Своеобразное место в истории русского стихотворного перевода занимает А. X. Востоков, сыгравший особую роль в процессе «деканонизации» русского стиха, его высвобождения из-под влияния французского классицизма. Автор известных научных сочинений о русском языке и стихосложении, Востоков был неутомимым экспериментатором в области метрики и строфики, он положил немало труда на создание новых стиховых форм и доказал их реальную возможность в русской поэзии, которая на протяжении XVIII века была под властью французских силлабических правил. В. К. Кюхельбекер в статье 1817 года «Взгляд на нынешнее состояние русской словесности» справедливо оценил роль Востокова в развитии литературы: «Несмотря на усилия Радищева, Нарежного и некоторых других, на усилия, которым, быть может, со временем узнают цену, в нашей поэзии даже до начала XIX столетия господствовало учение, совершенно основанное на правилах французской литературы. Стихи без рифм не почитались стихами; одни только Лагарпом одобренные образцы имели у нас достоинство; не хотели верить, чтобы у немцев и англичан могли быть хорошие поэты. Тиранство мнения простиралось так далеко, что не смели принимать никакой другой меры, кроме ямбической. В 1802 году г. Востоков изданием своих „Опытов лирической поэзии“ изумил, можно даже сказать привел в смущение публику; в сей книге увидели многие оды Горациевы, переведенные мерою подлинных стихов латинских. Он показал образцы стихов сафического, альцейского, элегического, и говорил с восторгом о произведениях германской словесности, дотоле неизвестных, или неуважаемых»[20]. Далее Кюхельбекер говорит о Гнедиче и Жуковском, которые «стараются исполнить на деле то, что было начато Востоковым», причем подчеркивает, что «Гнедич вводит у нас героические стихи древних», а Жуковский «не только переменяет внешнюю сторону нашей поэзии, но даже дает ей совершенно другие свойства». Видимо, по мнению Кюхельбекера, Востоков ограничился первой половиной задачи — он прежде всего интересовался необходимостью обновить «внешнюю сторону нашей поэзии».

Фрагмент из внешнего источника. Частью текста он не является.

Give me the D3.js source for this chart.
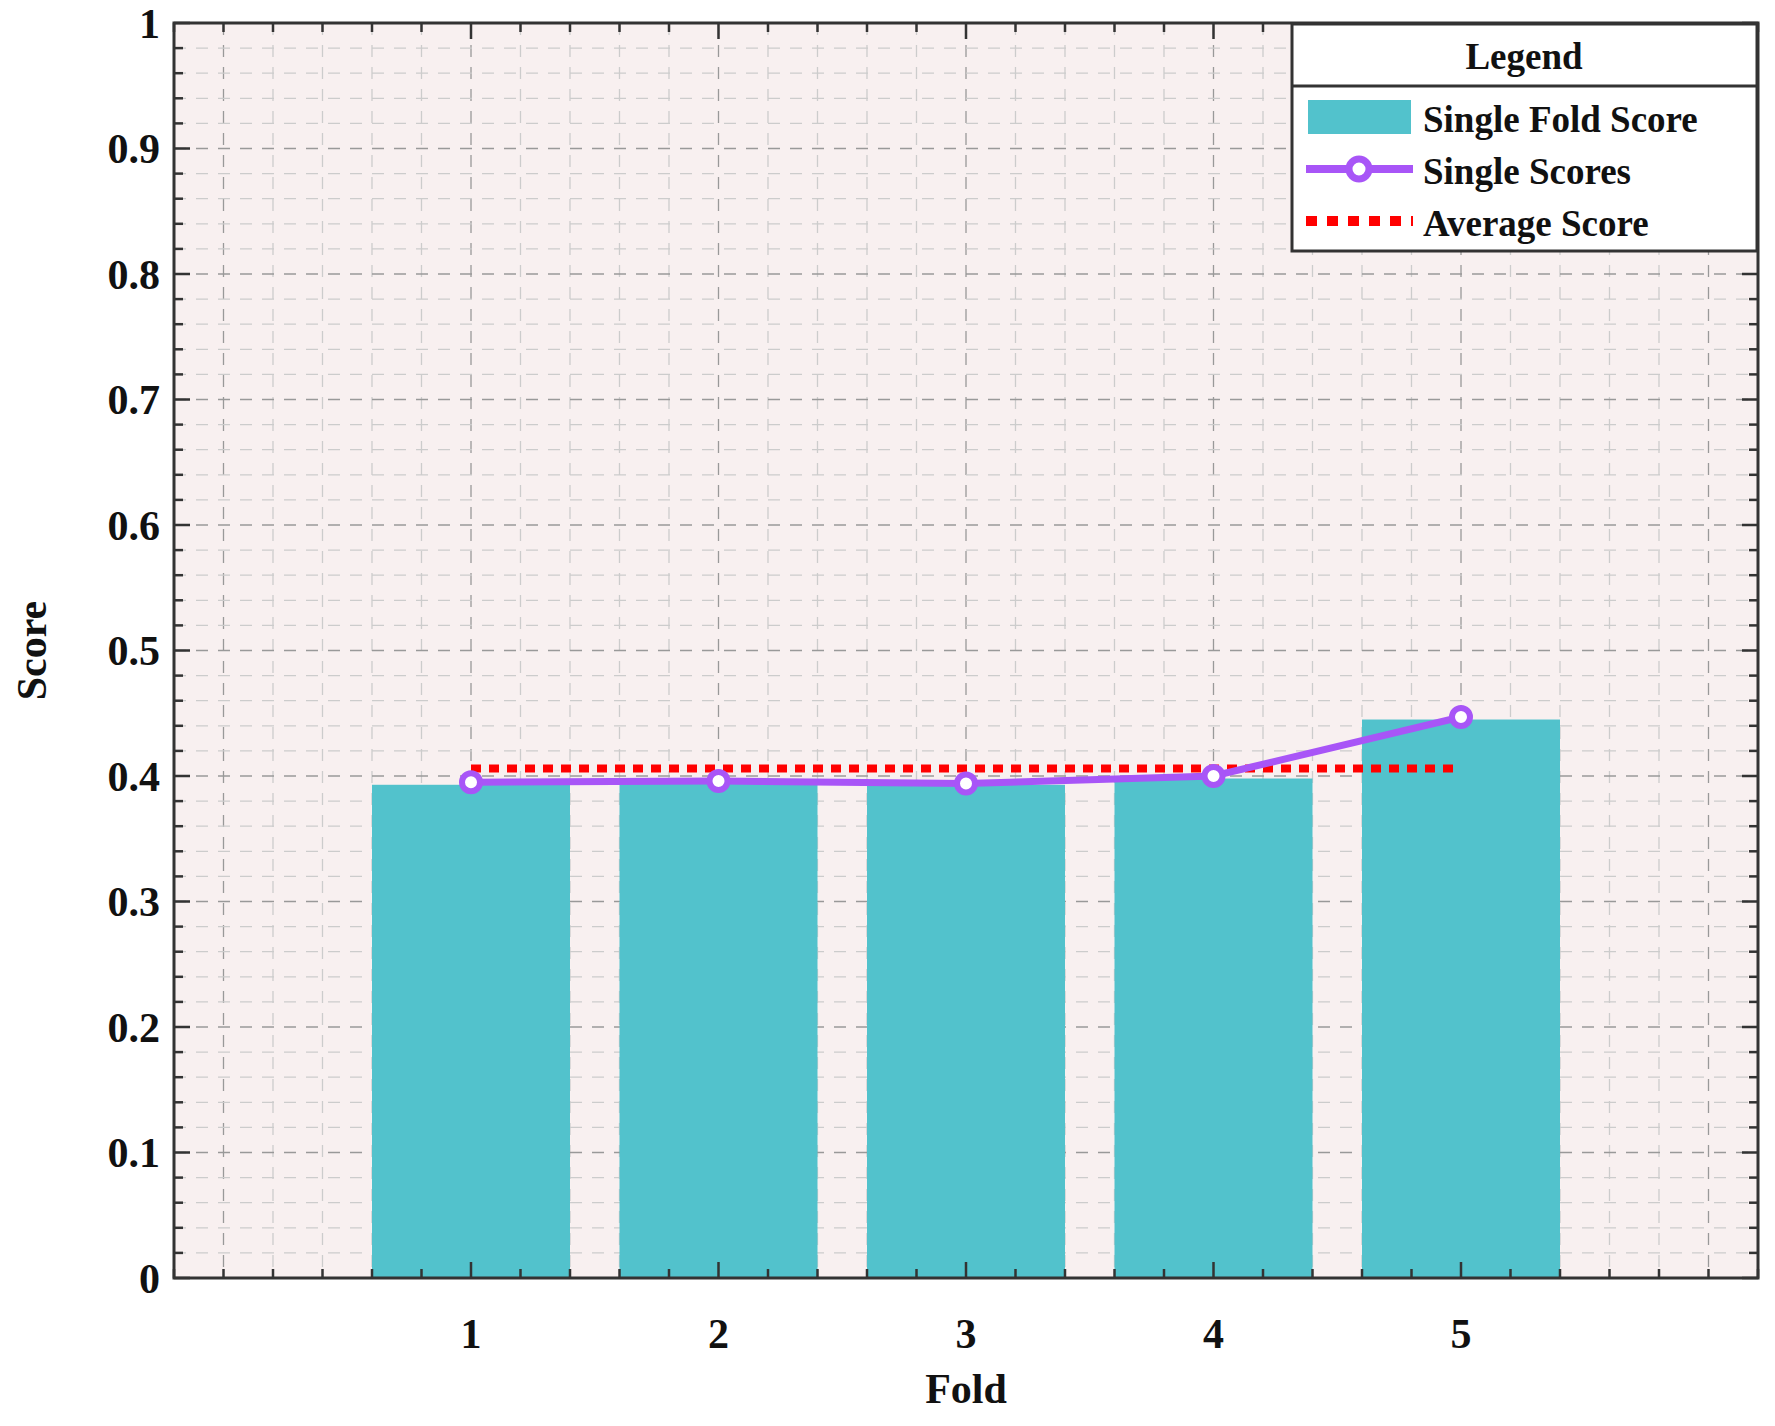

В этом смысле Востоков сыграл свою историческую роль, — вполне оценить ее можно только с современных позиций. Новаторство Востокова в основном формальное; но в искусстве не существует чистой формы, лишенной содержательности, — поиски новых форм стиха были одновременно поисками и новых стилей и открытием путей для нового поэтического содержания. Следует прежде всего отметить, что Востоков был изобретателем русского драматического пятистопного ямба, о чем уже была речь выше. В переводе из трагедии Гете «Ифигения» (1810) Востоков более точен, чем был бы современный нам поэт-переводчик: его лексические и синтаксические буквализмы носят экспериментальный характер, он пробует возможности русского пятистопного ямба, ищет пути для того, чтобы средствами «протяжнословного» русского языка передать то, что изложено на «краткословном» немецком. Эксперимент Востокова, как известно, увенчался успехом: драматическому белому стиху было суждено великое будущее. Использовав пятистопный ямб, Востоков порвал с французской классической традицией и обратился к другой, в данном случае более плодотворной, — к традиции Шекспира — Шиллера — Гете, то есть к германской поэтической драматургии.
16
Там же, с. 314.
17
Там же, с. 316.
18
А. Н. Егунов, Гомер в русских переводах XVIII–XIX веков, М.—Л., 1964, с. 176–177.
19
«Вестник Европы», 1819, № 5, с. 16, 21.
20
В. Кюхельбекер, Взгляд на нынешнее состояние русской словесности. — «Le Conservateur impartial», 1817, № 77. Русский перевод — «Вестник Европы», 1817, № 17–18, с. 154–157.